Peterson, a conservative Republican in the heavily Democratic Second Congressional District, ran unsuccessfully against Wilson two years ago, when he outspent her 6 to 1. This year she's well funded by the Republican National Committee and conservative groups, who like the fact that she's antiabortion, probusiness, pro-death penalty and pro-gun.

The real issue, however, has become Wilson himself. At 59, he's an old-style politician who, as his ads say, "takes care of the home folks." He pushes through more Social Security and Veterans Administration cases for his constituents than perhaps any other Congressman. Though he also champions women's rights and supports the right to abortion, he has a reputation as an aging Lothario. (On one taxpayer-supported foray to Pakistan, he took along a voluptuous former beauty queen.) This year hot checks have been his weak point. Peterson calls Congress a "check-bouncing, debt-ridden retirement village." Though polls show the race as a toss-up, Peterson is confident of victory. As she told Texas Republicans this summer: "Hang on, Mr. President, and hang on, America. Help is on the way."

NORTH CAROLINA / Melvin Watt

George White, North Carolina's last black Congressman, left Washington in 1901. But first he offered a prediction to his colleagues on the floor of the House. "This is perhaps the Negro's temporary farewell to the American Congress," he said. "Phoenix-like he will rise up someday and come again." It took just over 90 years for the state to send another black to Washington, but here he comes: attorney Mel Watt is one of two African-American candidates considered all-but-certain winners in new North Carolina congressional districts that have black majorities.

On the campaign trail Watt traverses his odd-shaped district -- it looks like a road-kill salamander -- in a shiny Dodge minivan, stopping to shake hands, wolf down fried fish and cheese puffs at dinnertime rallies, and spread his message: "We can't continue to widen the disparity between the haves at the top and the have-nots at the bottom." Watt well knows the have-not side of that great divide. He grew up near Charlotte in a tin-roofed home with no electricity or running water. But he went on to law school at Yale and a career as a civil rights lawyer. He also got a bitter taste of politics when he managed former Charlotte Mayor Harvey Gantt's ill-fated 1990 Senate race against Jesse Helms.

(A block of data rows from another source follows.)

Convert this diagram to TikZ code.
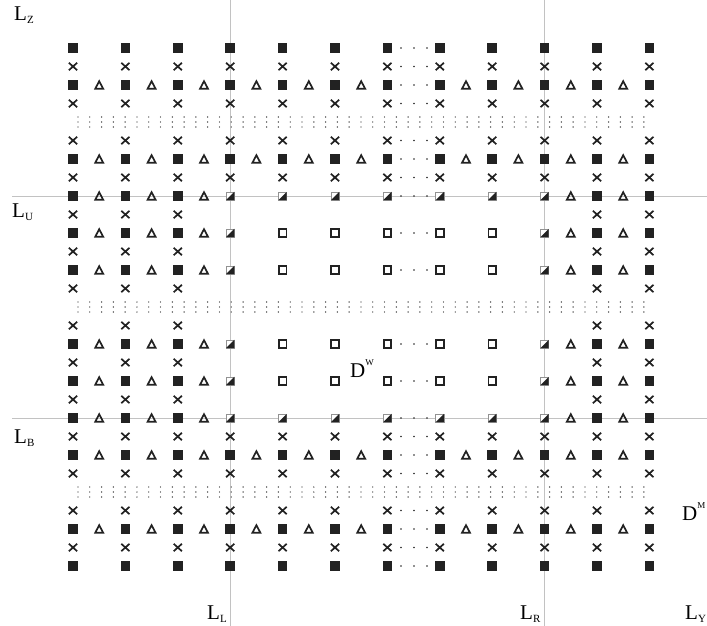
\documentclass[tikz,border=0pt]{standalone}
\usepackage{fontspec}
\setmainfont{Liberation Serif}
\definecolor{ink}{HTML}{222222}
\definecolor{rule}{HTML}{C2C2C2}

\begin{document}
\begin{tikzpicture}[x=1pt,y=-1pt,
  lbl/.style={font=\fontsize{21}{24}\selectfont,inner sep=0pt,anchor=base west},
  dot/.style={ink},
  pics/fsq/.style={code={\fill[ink] (-4.8,-4.6) rectangle (4.8,4.6);}},
  pics/osq/.style={code={\draw[ink,line width=1.8pt] (-3.8,-3.7) rectangle (3.8,3.7);}},
  pics/crs/.style={code={\draw[ink,line width=1.7pt] (-4.1,-3.7)--(4.1,3.7) (-4.1,3.7)--(4.1,-3.7);}},
  pics/tri/.style={code={\draw[ink,line width=1.7pt,line join=miter] (-4,3.8)--(4,3.8)--(0,-3.8)--cycle;}},
  pics/hsq/.style={code={\draw[rule!75!black,line width=.5pt,fill=white] (-4.1,-4.1) rectangle (4.1,4.1);
      \fill[ink] (4.1,-4.1)--(4.1,4.1)--(-4.1,4.1)--cycle;}}]
  \useasboundingbox (0,0) rectangle (707,626);

  % guide lines
  \draw[rule,line width=1pt] (230.2,0)--(230.2,626) (544.6,0)--(544.6,626)
    (12,196)--(707,196) (12,418)--(707,418);

  % rows of squares only
  \foreach \k in {0,28}
    \foreach \c in {0,...,11} \pic at ({73+52.4*\c},{48+18.5*\k}) {fsq};
  % full rows of crosses
  \foreach \k in {1,3,5,7,21,23,25,27}
    \foreach \c in {0,...,11} \pic at ({73+52.4*\c},{48+18.5*\k}) {crs};
  % full rows of squares and triangles
  \foreach \k in {2,6,22,26}{
    \foreach \c in {0,...,11} \pic at ({73+52.4*\c},{48+18.5*\k}) {fsq};
    \foreach \c in {0,...,5,7,8,9,10} \pic at ({99.2+52.4*\c},{48+18.5*\k}) {tri};
  }
  % crosses outside the window
  \foreach \k in {9,11,...,19}
    \foreach \c in {0,1,2,10,11} \pic at ({73+52.4*\c},{48+18.5*\k}) {crs};
  % rows through the window
  \foreach \k in {8,10,12,16,18,20}{
    \foreach \c in {0,1,2,10,11} \pic at ({73+52.4*\c},{48+18.5*\k}) {fsq};
    \foreach \c in {0,1,2,9,10} \pic at ({99.2+52.4*\c},{48+18.5*\k}) {tri};
    \foreach \c in {3,9} \pic at ({73+52.4*\c},{48+18.5*\k}) {hsq};
  }
  \foreach \k in {8,20}
    \foreach \c in {4,...,8} \pic at ({73+52.4*\c},{48+18.5*\k}) {hsq};
  \foreach \k in {10,12,16,18}
    \foreach \c in {4,...,8} \pic at ({73+52.4*\c},{48+18.5*\k}) {osq};

  % ellipsis between the middle columns
  \foreach \k in {0,1,2,3,5,6,7,8,10,12,16,18,20,21,22,23,25,26,27,28}
    \foreach \x in {401,414,427} \fill[dot] (\x,{48+18.5*\k}) circle (0.9);
  % rows of vertical dots
  \foreach \k in {4,14,24}
    \foreach \i in {0,...,48}
      \foreach \d in {-5,0,5} \fill[dot] ({78+11.79*\i},{48+18.5*\k+\d}) circle (0.7);

  % labels
  \node[lbl] (lz) at (14,21) {L\raisebox{-3pt}{\fontsize{11}{11}\selectfont Z}};
  \node[lbl] (lu) at (12,217) {L\raisebox{-3pt}{\fontsize{11}{11}\selectfont U}};
  \node[lbl] (lb) at (14,443) {L\raisebox{-3pt}{\fontsize{11}{11}\selectfont B}};
  \node[lbl] (ll) at (207,619) {L\raisebox{-3pt}{\fontsize{11}{11}\selectfont L}};
  \node[lbl] (lr) at (520,619) {L\raisebox{-3pt}{\fontsize{11}{11}\selectfont R}};
  \node[lbl] (ly) at (685,619) {L\raisebox{-3pt}{\fontsize{11}{11}\selectfont Y}};
  \node[lbl] (dm) at (682,520) {D\raisebox{12pt}{\fontsize{9}{9}\selectfont M}};
  \node[lbl] (dw) at (350,377) {D\raisebox{12pt}{\fontsize{9}{9}\selectfont W}};
\end{tikzpicture}
\end{document}
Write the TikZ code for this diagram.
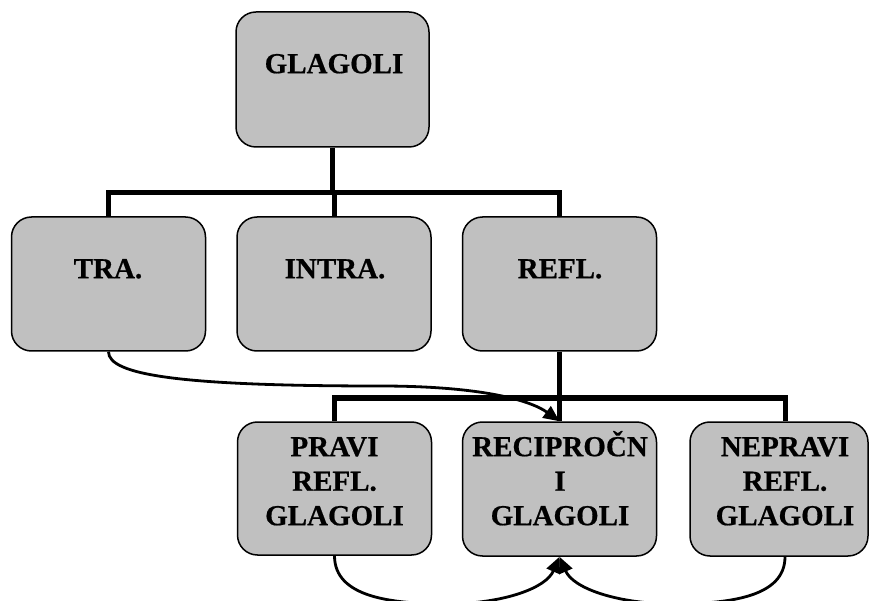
\documentclass[tikz,border=0pt]{standalone}
\usepackage{fontspec}
\setmainfont{Liberation Serif}[BoldFeatures={FakeBold=0.6}]
\usetikzlibrary{arrows.meta}
\definecolor{boxgray}{RGB}{192,192,192}
% fixed ascent so every label hangs from its first baseline
\newcommand\boxstrut{\rule{0pt}{28pt}}
\tikzset{
  box/.style={draw=black, line width=1.5pt, fill=boxgray, rounded corners=20pt,
              inner sep=0pt, minimum width=194pt, minimum height=134pt},
  lbl/.style={anchor=north, inner sep=0pt, align=center,
              font=\fontsize{29}{34.5}\selectfont\bfseries},
  bus/.style={line width=5pt},
  link/.style={line width=2.8pt, -{Triangle[length=16pt,width=14pt]}},
}
\begin{document}
\begin{tikzpicture}[x=1pt, y=-1pt]
  \useasboundingbox (0,0) rectangle (870,601);
  \clip (0,0) rectangle (870,601);

  % boxes
  \node[box, minimum width=193pt, minimum height=135pt] (glagoli) at (332.5,79.5) {};
  \node[box] (tra)    at (108.5,284) {};
  \node[box] (intra)  at (334,284)   {};
  \node[box] (refl)   at (559.5,284) {};
  \node[box, minimum height=133pt] (pravi) at (334.5,488.5) {};
  \node[box] (recip)  at (559.5,489) {};
  \node[box, minimum width=178pt] (nepravi) at (779,489) {};

  % labels (north = first baseline - 28)
  \node[lbl] (glagolit) at (334,45)  {\boxstrut GLAGOLI};
  \node[lbl] (trat)     at (108,250) {\boxstrut TRA.};
  \node[lbl] (intrat)   at (335,250) {\boxstrut INTRA.};
  \node[lbl] (reflt)    at (560,250) {\boxstrut REFL.};
  \node[lbl] (pravit)   at (334.5,428) {\boxstrut PRAVI\\REFL.\\GLAGOLI};
  \node[lbl] (recipt)   at (560,428) {\boxstrut RECIPROČN\\I\\GLAGOLI};
  \node[lbl] (nepravit) at (785,428) {\boxstrut NEPRAVI\\REFL.\\GLAGOLI};

  % tree connectors
  \coordinate (bus1) at (333,193);
  \coordinate (bus2) at (560,398);
  \draw[bus] (glagoli.south) -- (glagoli.south |- bus1);
  \draw[bus] (tra.north) |- (bus1) -| (refl.north);
  \draw[bus] (intra.north) -- (intra.north |- bus1);
  \draw[bus] (refl.south) -- (refl.south |- bus2);
  \draw[bus] (pravi.north) |- (bus2) -| (nepravi.north -| nepravit);
  \draw[bus] (recip.north) -- (recip.north |- bus2);

  % curved arrows
  \draw[link] (tra.south) .. controls (108.5,375) and (180,386) .. (380,386)
              .. controls (480,386) and (530,400) .. (recip.north);
  \draw[link] (pravi.south) .. controls (334.5,597) and (390,604) .. (450,604)
              .. controls (505,603) and (546,588) .. (recip.south);
  \draw[link] (nepravi.south -| nepravit) .. controls (785,597) and (730,604) .. (670,604)
              .. controls (615,603) and (573,588) .. (recip.south);
\end{tikzpicture}
\end{document}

Now Watt, 47, compares the work he plans to do on behalf of his constituents to a class-action lawsuit. On his agenda: cut the defense budget in half over five years and shift much of that money to domestic priorities; fully fund Head Start; implement universal health care. "Let's send America a message that it's time for a change," Watt tells supporters, "and part of that change is to give 'em Mel."